If everyone agrees that drifting electrons don’t play a part in the speed of electricity then that removes that catastrophe (but it might of course create others).
But i am pretty sure that everyone can't agree that electron to electron bumping duznt play a part in the speed of electricity. Which puzzles me. Everyone seems to agree that the electric energy is in the Poynting Field, but then some kind of postulate is added that the electron to electron bumping wavefront needs to feed back some kind of magnetic component or something.

I didn’t say that the speed of electrons must match the speed of energy, but i did say that many days ago on this thread. I said that the speed of the wavefront can't be more than the speed of the electrons. If u think about it u can see that is true for every kind of wavefront caused by particles. If the particles are say bricks placed hard up to each other then that law changes so that it says that the speed of the wavefront cant be more than the speed of a part of each brick.
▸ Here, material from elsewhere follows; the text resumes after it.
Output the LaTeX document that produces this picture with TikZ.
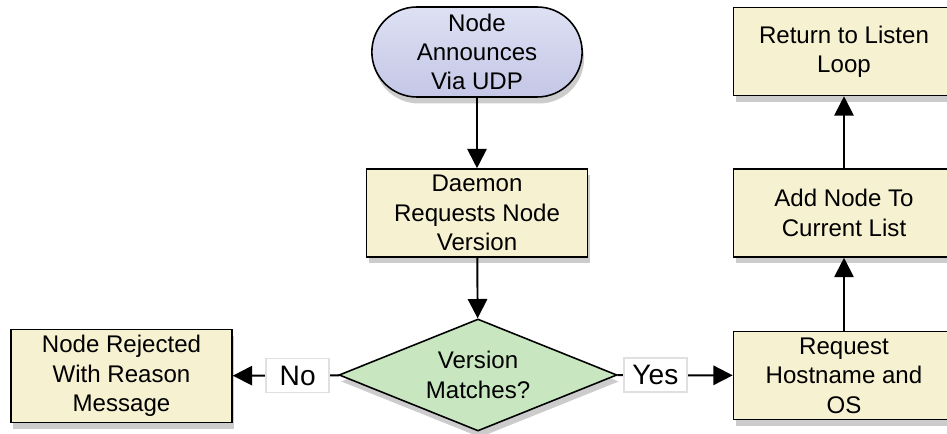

And i remember that i pointed out that the catastrophe is made worse when u consider the fact that electron to electron bumping must act along a traject that is much longer that the length of the wire, ie electrons have to go over & around atoms & crystals etc, which might double the distance.
bsfeechannel:
The only catastrophe here is your huge ignorance of electromagnetism. No big deal. Most people don't understand it anyway. But if you really want to understand it, you have to first get rid of all the analogies you are used to. Trust me.
adx:

--- Quote from: aetherist on March 15, 2022, 11:12:49 am ---I didn’t say that the speed of electrons must match the speed of energy, but i did say that many days ago on this thread. I said that the speed of the wavefront can't be more than the speed of the electrons. If u think about it u can see that is true for every kind of wavefront caused by particles. If the particles are say bricks placed hard up to each other then that law changes so that it says that the speed of the wavefront cant be more than the speed of a part of each brick.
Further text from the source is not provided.